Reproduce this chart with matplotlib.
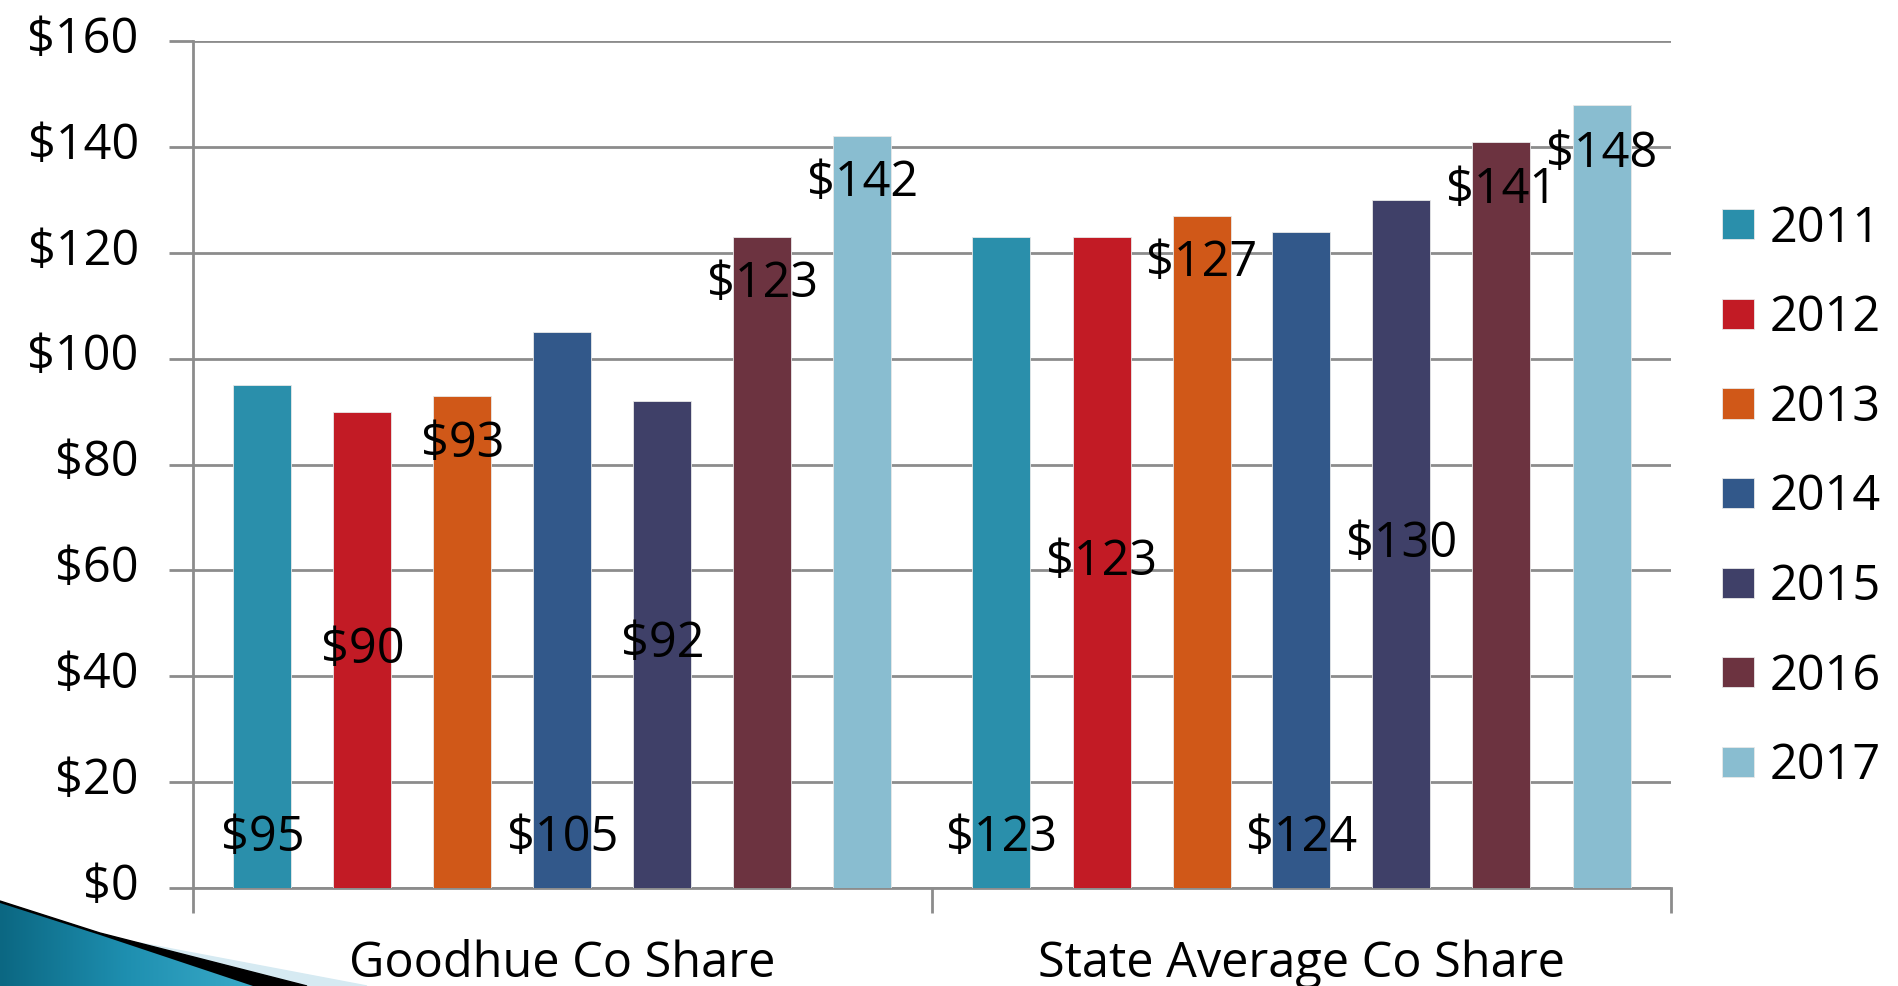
"""Goodhue Co vs state average county share, 2011-2017."""

import numpy as np
import matplotlib

matplotlib.use("Agg")
import matplotlib.pyplot as plt
from matplotlib.patches import Polygon
from matplotlib.transforms import ScaledTranslation

categories = ["Goodhue Co Share", "State Average Co Share"]
years = ["2011", "2012", "2013", "2014", "2015", "2016", "2017"]
goodhue = [95, 90, 93, 105, 92, 123, 142]
state_avg = [123, 123, 127, 124, 130, 141, 148]
y_ticks = [0, 20, 40, 60, 80, 100, 120, 140, 160]

colors = ["#2A8FAB", "#C21B25", "#D05818", "#32588A", "#3F4068", "#6C3340", "#89BDD0"]
# where the value labels sit (data units), as placed in the original deck
label_y = [
    [9.4, 45.0, 83.8, 9.4, 46.1, 114.0, 133.2],
    [9.4, 61.6, 118.1, 9.4, 65.0, 131.8, 138.7],
]

FONT = "Open Sans"
FS = 35
GRID = "#8C8C8C"

fig = plt.figure(figsize=(18.99, 9.86), dpi=100)
ax = fig.add_axes([193 / 1899, 1 - 888 / 986, (1671 - 193) / 1899, (888 - 41) / 986])

pitch = 100 / 739
width = 58 / 739
x = np.arange(len(categories))
series = np.array([goodhue, state_avg]).T
for i, year in enumerate(years):
    pos = x + (i - 3) * pitch
    ax.bar(pos, series[i], width=width, color=colors[i], edgecolor="#E8E8E8",
           linewidth=0.6, label=year, zorder=3)
    for j in range(len(categories)):
        ax.text(pos[j], label_y[j][i], f"${series[i][j]}", ha="center", va="center",
                fontsize=FS, family=FONT, color="black", zorder=5)

ax.set_xlim(-0.5, 1.5)
ax.set_ylim(0, 160)
ax.set_yticks(y_ticks)
ax.set_yticklabels([f"${v}" for v in y_ticks], fontsize=FS, family=FONT)
ax.yaxis.grid(True, color=GRID, linewidth=2, zorder=0)
ax.tick_params(axis="y", length=17, width=2, color=GRID, pad=22)
lift = ScaledTranslation(0, 5 / 72, fig.dpi_scale_trans)
for lab in ax.get_yticklabels():
    lab.set_transform(lab.get_transform() + lift)

ax.set_xticks([-0.5, 0.5, 1.5])
ax.set_xticklabels([])
ax.set_xticks(x, minor=True)
ax.set_xticklabels(categories, minor=True, fontsize=FS, family=FONT)
ax.tick_params(axis="x", which="major", length=18, width=2, color=GRID)
ax.tick_params(axis="x", which="minor", length=0, pad=37)

for side in ["top", "right"]:
    ax.spines[side].set_visible(False)
for side in ["left", "bottom"]:
    ax.spines[side].set_color(GRID)
    ax.spines[side].set_linewidth(2)

ax.legend(loc="upper left", bbox_to_anchor=(1722 / 1899, 1 - 204 / 986),
          bbox_transform=fig.transFigure, frameon=False,
          prop={"family": FONT, "size": FS}, handlelength=0.66, handleheight=0.58,
          handletextpad=0.33, labelspacing=0.825, borderpad=0, borderaxespad=0)

# slide theme swoosh in the bottom-left corner
H = 986.0


def to_fig(pts):
    return [(px / 1899, 1 - py / H) for px, py in pts]


deco = fig.add_axes([0, 0, 1, 1], zorder=-1)
deco.set_xlim(0, 1)
deco.set_ylim(0, 1)
deco.axis("off")
deco.add_patch(Polygon(to_fig([(0, 935), (140, 943), (367, 986), (0, 986)]),
                       closed=True, color="#D6EAF2", zorder=1))
deco.add_patch(Polygon(to_fig([(0, 901), (100, 933), (307, 986), (0, 986)]),
                       closed=True, color="black", zorder=2))
blue = Polygon(to_fig([(0, 903), (100, 935), (253, 986), (0, 986)]),
               closed=True, facecolor="none", edgecolor="none", zorder=3)
deco.add_patch(blue)
grad = np.linspace(0, 1, 256).reshape(1, -1)
cmap = matplotlib.colors.LinearSegmentedColormap.from_list("sw", ["#0B6782", "#1E8FB0", "#3AAAC8"])
img = deco.imshow(grad, extent=(0, 253 / 1899, 0, 1 - 903 / H), cmap=cmap,
                  aspect="auto", zorder=3)
img.set_clip_path(blue)

fig.savefig("out.png", dpi=100)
..........
- **STATED GOAL**:
State only how many lines in the material include "matplotlib".

- **REPLY**:
7